According to Zipf's law the frequency of the i-th most frequent token is proportional to 1/i. In other words if N be the frequency of the most frequent word, the second most frequent word would have frequency N/2 , the third most frequent word would have frequency N/3 and so on.
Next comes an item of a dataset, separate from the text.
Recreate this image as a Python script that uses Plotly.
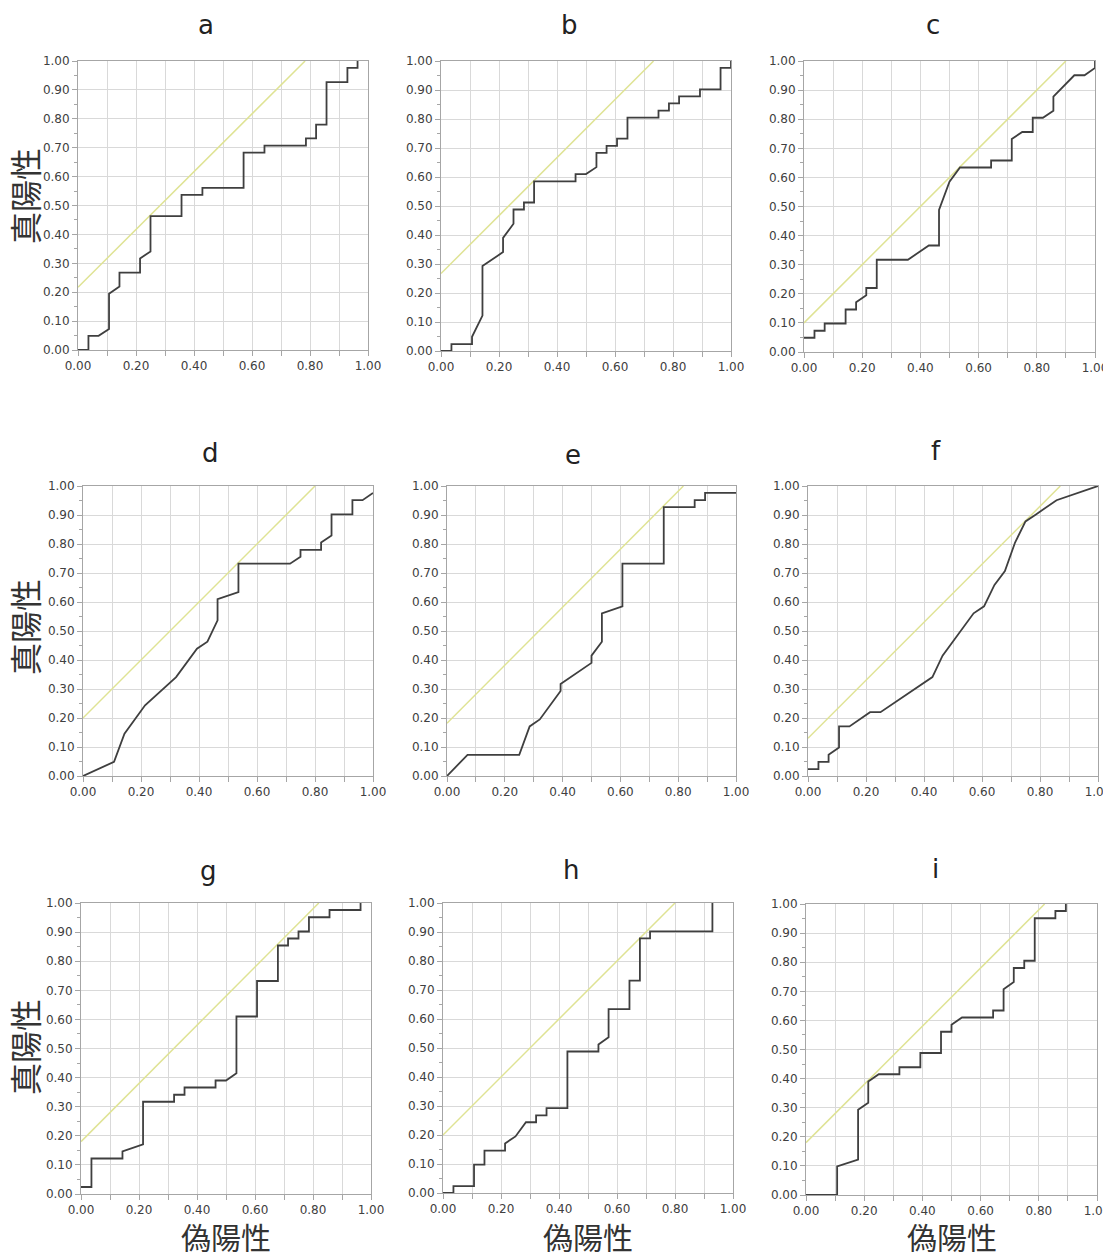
import plotly.graph_objects as go

# ---------------- data ----------------
panel_labels = ["a", "b", "c", "d", "e", "f", "g", "h", "i"]

a_fpr = [0, 0.036, 0.036, 0.071, 0.107, 0.107, 0.143, 0.143, 0.214, 0.214, 0.25, 0.25, 0.357, 0.357, 0.429, 0.429,
         0.571, 0.571, 0.643, 0.643, 0.786, 0.786, 0.821, 0.821, 0.857, 0.857, 0.929, 0.929, 0.964, 0.964]
a_tpr = [0, 0, 0.049, 0.049, 0.073, 0.195, 0.22, 0.268, 0.268, 0.317, 0.341, 0.463, 0.463, 0.537, 0.537, 0.561,
         0.561, 0.683, 0.683, 0.707, 0.707, 0.732, 0.732, 0.78, 0.78, 0.927, 0.927, 0.976, 0.976, 1.0]

b_fpr = [0, 0.036, 0.036, 0.107, 0.107, 0.143, 0.143, 0.214, 0.214, 0.25, 0.25, 0.286, 0.286, 0.321, 0.321, 0.464,
         0.464, 0.5, 0.536, 0.536, 0.571, 0.571, 0.607, 0.607, 0.643, 0.643, 0.75, 0.75, 0.786, 0.786, 0.821, 0.821,
         0.893, 0.893, 0.964, 0.964, 1.0, 1.0]
b_tpr = [0, 0, 0.024, 0.024, 0.049, 0.122, 0.293, 0.341, 0.39, 0.439, 0.488, 0.488, 0.512, 0.512, 0.585, 0.585,
         0.61, 0.61, 0.634, 0.683, 0.683, 0.707, 0.707, 0.732, 0.732, 0.805, 0.805, 0.829, 0.829, 0.854, 0.854, 0.878,
         0.878, 0.902, 0.902, 0.976, 0.976, 1.0]

c_fpr = [0, 0.036, 0.036, 0.071, 0.071, 0.143, 0.143, 0.179, 0.179, 0.214, 0.214, 0.25, 0.25, 0.357, 0.429, 0.464,
         0.464, 0.5, 0.536, 0.643, 0.643, 0.714, 0.714, 0.75, 0.786, 0.786, 0.821, 0.857, 0.857, 0.929, 0.964, 1.0, 1.0]
c_tpr = [0.049, 0.049, 0.073, 0.073, 0.098, 0.098, 0.146, 0.146, 0.171, 0.195, 0.22, 0.22, 0.317, 0.317, 0.366,
         0.366, 0.488, 0.585, 0.634, 0.634, 0.658, 0.658, 0.732, 0.756, 0.756, 0.805, 0.805, 0.829, 0.878, 0.951,
         0.951, 0.976, 1.0]

d_fpr = [0, 0.107, 0.143, 0.214, 0.321, 0.393, 0.429, 0.464, 0.464, 0.536, 0.536, 0.714, 0.75, 0.75, 0.821, 0.821,
         0.857, 0.857, 0.929, 0.929, 0.964, 1.0]
d_tpr = [0, 0.049, 0.146, 0.244, 0.341, 0.439, 0.463, 0.537, 0.61, 0.634, 0.732, 0.732, 0.756, 0.78, 0.78, 0.805,
         0.829, 0.902, 0.902, 0.951, 0.951, 0.976]

e_fpr = [0, 0.071, 0.25, 0.286, 0.321, 0.393, 0.393, 0.5, 0.5, 0.536, 0.536, 0.607, 0.607, 0.75, 0.75, 0.857, 0.857,
         0.893, 0.893, 1.0]
e_tpr = [0, 0.073, 0.073, 0.171, 0.195, 0.293, 0.317, 0.39, 0.415, 0.463, 0.561, 0.585, 0.732, 0.732, 0.927, 0.927,
         0.951, 0.951, 0.976, 0.976]

f_fpr = [0, 0.036, 0.036, 0.071, 0.071, 0.107, 0.107, 0.143, 0.214, 0.25, 0.429, 0.464, 0.571, 0.607, 0.643, 0.679,
         0.714, 0.75, 0.786, 0.857, 1.0]
f_tpr = [0.024, 0.024, 0.049, 0.049, 0.073, 0.098, 0.171, 0.171, 0.22, 0.22, 0.341, 0.415, 0.561, 0.585, 0.659,
         0.707, 0.805, 0.878, 0.902, 0.951, 1.0]

g_fpr = [0, 0.036, 0.036, 0.143, 0.143, 0.214, 0.214, 0.321, 0.321, 0.357, 0.357, 0.464, 0.464, 0.5, 0.536, 0.536,
         0.607, 0.607, 0.679, 0.679, 0.714, 0.714, 0.75, 0.75, 0.786, 0.786, 0.857, 0.857, 0.964, 0.964]
g_tpr = [0.024, 0.024, 0.122, 0.122, 0.146, 0.171, 0.317, 0.317, 0.341, 0.341, 0.366, 0.366, 0.39, 0.39, 0.415,
         0.61, 0.61, 0.732, 0.732, 0.854, 0.854, 0.878, 0.878, 0.902, 0.902, 0.951, 0.951, 0.976, 0.976, 1.0]

h_fpr = [0, 0.036, 0.036, 0.107, 0.107, 0.143, 0.143, 0.214, 0.214, 0.25, 0.286, 0.321, 0.321, 0.357, 0.357, 0.429,
         0.429, 0.536, 0.536, 0.571, 0.571, 0.643, 0.643, 0.679, 0.679, 0.714, 0.714, 0.929, 0.929]
h_tpr = [0, 0, 0.024, 0.024, 0.098, 0.098, 0.146, 0.146, 0.171, 0.195, 0.244, 0.244, 0.268, 0.268, 0.293, 0.293,
         0.488, 0.488, 0.512, 0.537, 0.634, 0.634, 0.732, 0.732, 0.878, 0.878, 0.902, 0.902, 1.0]

i_fpr = [0, 0.107, 0.107, 0.179, 0.179, 0.214, 0.214, 0.25, 0.321, 0.321, 0.393, 0.393, 0.464, 0.464, 0.5, 0.5,
         0.536, 0.643, 0.643, 0.679, 0.679, 0.714, 0.714, 0.75, 0.75, 0.786, 0.786, 0.857, 0.857, 0.893, 0.893]
i_tpr = [0, 0, 0.098, 0.122, 0.293, 0.317, 0.39, 0.415, 0.415, 0.439, 0.439, 0.488, 0.488, 0.561, 0.561, 0.585,
         0.61, 0.61, 0.634, 0.634, 0.707, 0.732, 0.78, 0.78, 0.805, 0.805, 0.951, 0.951, 0.976, 0.976, 1.0]

# intercepts of the yellow 45-degree reference lines (tpr = fpr + c)
ref_intercepts = [0.217, 0.267, 0.10, 0.20, 0.182, 0.13, 0.18, 0.20, 0.18]

y_tick_values = [0.0, 0.1, 0.2, 0.3, 0.4, 0.5, 0.6, 0.7, 0.8, 0.9, 1.0]
x_tick_values = [0.0, 0.2, 0.4, 0.6, 0.8, 1.0]
y_axis_title = "真陽性"
x_axis_title = "偽陽性"

curves = [(a_fpr, a_tpr), (b_fpr, b_tpr), (c_fpr, c_tpr), (d_fpr, d_tpr), (e_fpr, e_tpr),
          (f_fpr, f_tpr), (g_fpr, g_tpr), (h_fpr, h_tpr), (i_fpr, i_tpr)]

# ---------------- layout (screen-pixel boxes of plot areas) ----------------
OFF = 8                      # the page body margin shifts the figure by 8px
W, H = 1111, 1252            # figure size (slightly larger than visible area)
boxes = [  # x0, x1, ytop, ybottom in screen pixels
    (78, 368, 61, 350), (441, 731, 61, 351), (804, 1095, 61, 352),
    (83, 373, 486, 776), (447, 736, 486, 776), (808, 1098, 486, 776),
    (81, 371, 903, 1194), (443, 733, 903, 1193), (806, 1097, 904, 1195),
]
title_pos = [(206, 25), (569, 25), (933, 25), (210, 453), (573, 455), (936, 451),
             (208, 871), (571, 870), (935, 869)]
ytitle_centers = [196, 627, 1047]


def px(v):
    return (v - OFF) / W


def py(v):
    return 1 - (v - OFF) / H


fig = go.Figure()
tick_font = dict(family="DejaVu Sans", size=12, color="#404040")
layout = dict(width=W, height=H, margin=dict(l=0, r=0, t=0, b=0, autoexpand=False),
              paper_bgcolor="white", plot_bgcolor="white", showlegend=False)
annotations = []

for k, ((fx, ty), c) in enumerate(zip(curves, ref_intercepts)):
    n = "" if k == 0 else str(k + 1)
    xa, ya = "x" + n, "y" + n
    x0, x1, yt, yb = boxes[k]
    layout["xaxis" + n] = dict(
        domain=[px(x0), px(x1)], anchor=ya, range=[0, 1], tickvals=x_tick_values,
        tickformat=".2f", ticks="outside", ticklen=5, tickcolor="#a6a6a6",
        showgrid=True, gridcolor="#d9d9d9", gridwidth=1,
        minor=dict(dtick=0.1, showgrid=True, gridcolor="#d9d9d9", ticks="outside",
                   ticklen=5, tickcolor="#a6a6a6"),
        showline=True, linecolor="#a6a6a6", linewidth=1, mirror=True,
        tickfont=tick_font, zeroline=False, fixedrange=True, automargin=False,
        ticklabeloverflow="allow")
    layout["yaxis" + n] = dict(
        domain=[py(yb), py(yt)], anchor=xa, range=[0, 1], tickvals=y_tick_values,
        tickformat=".2f", ticks="outside", ticklen=5, tickcolor="#a6a6a6",
        showgrid=True, gridcolor="#d9d9d9", gridwidth=1,
        minor=dict(dtick=0.05, showgrid=False, ticks="outside", ticklen=3, tickcolor="#a6a6a6"),
        showline=True, linecolor="#a6a6a6", linewidth=1, mirror=True,
        tickfont=tick_font, zeroline=False, fixedrange=True, automargin=False,
        ticklabeloverflow="allow")

    fig.add_trace(go.Scatter(x=[0, 1 - c], y=[c, 1], mode="lines", xaxis=xa, yaxis=ya,
                             line=dict(color="#dfe394", width=1.5), hoverinfo="skip"))
    fig.add_trace(go.Scatter(x=fx, y=ty, mode="lines", xaxis=xa, yaxis=ya,
                             line=dict(color="#3f3f3f", width=1.8)))

    tx, tyy = title_pos[k]
    annotations.append(dict(text=panel_labels[k], x=px(tx), y=py(tyy), xref="paper", yref="paper",
                            showarrow=False, xanchor="center", yanchor="middle", borderpad=0,
                            font=dict(family="DejaVu Sans", size=26, color="#222222")))
    if k % 3 == 0:
        annotations.append(dict(text=y_axis_title, x=px(24), y=py(ytitle_centers[k // 3]),
                                xref="paper", yref="paper", showarrow=False, textangle=-90,
                                xanchor="center", yanchor="middle", borderpad=0,
                                font=dict(family="Noto Sans CJK JP", size=32, color="#333333")))
    if k >= 6:
        annotations.append(dict(text=x_axis_title, x=px((x0 + x1) / 2), y=py(1236),
                                xref="paper", yref="paper", showarrow=False,
                                xanchor="center", yanchor="middle", borderpad=0,
                                font=dict(family="Noto Sans CJK JP", size=30, color="#333333")))

layout["annotations"] = annotations
fig.update_layout(**layout)
fig.write_html("out.html")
But the frequencies of the top 5 tokens in the given data do not match this criterion.

we have :<br>
\begin{equation}
r = k/f \\ log(r) = log(k) - log(f).....(1)
\end{equation}

<br> where $r$ is the rank of the word, $f$ is the frequency and $k$ is proportionality constant
<br>$(1)$ is an equation of a negatively sloped straight line. we now take the observed word frequencies and plot their $log$ values alonside the $log(r)$ values.


Indexing the words (ranking the words w.r.t their frequencies)

In [0]:
index = 1
token_indexed = []
for i in tokens:
    i = tuple([i[0],i[1],index])
    token_indexed.append(i)
    index = index + 1

In [0]:
log_rank = []
log_freq = []
for i in token_indexed:
    log_freq.append(np.log(i[1]))
    log_rank.append(np.log(i[2]))
    
y_bar = np.mean(log_freq)
x_bar = np.mean(log_rank)
log_k = y_bar + x_bar    # OLS estimate of the intercept parameter for fixed slope linear regression  
x_sim = np.arange(0,11,0.1)
y_sim = log_k - x_sim

To verify with zipf's law, we fit a straight line of slope $(-1)$ to the given data.

In [0]:
log_k # the OLS estimate of the intercept

14.30345486605854

In [0]:
fig = go.Figure()
fig.add_trace(go.Scatter(y = log_freq, x = log_rank, mode='lines', name='Observed'))
fig.add_trace(go.Scatter(y = y_sim, x = x_sim, mode='lines', name='Expected'))

fig.update_layout(
    title="Observed log(freq)",
    xaxis_title="log(word_rank)",
    yaxis_title="log(word_frequency)")

In [0]:
words_num = 20
k = np.exp(log_k)
expected = list(k/i for i in range(1,words_num + 1))
observed = list(tokens[i][1] for i in range(words_num))
label = list(tokens[i][0] for i in range(words_num))

fig = go.Figure()
fig.add_trace(go.Scatter(y = expected, x = label, name='Expected frequency', mode='lines'))
fig.add_trace(go.Scatter(y = observed, x = label, name='Observed frequency', mode='lines'))

The above graph shows the empirical Zipf's Law vs the ovserved word frequencies.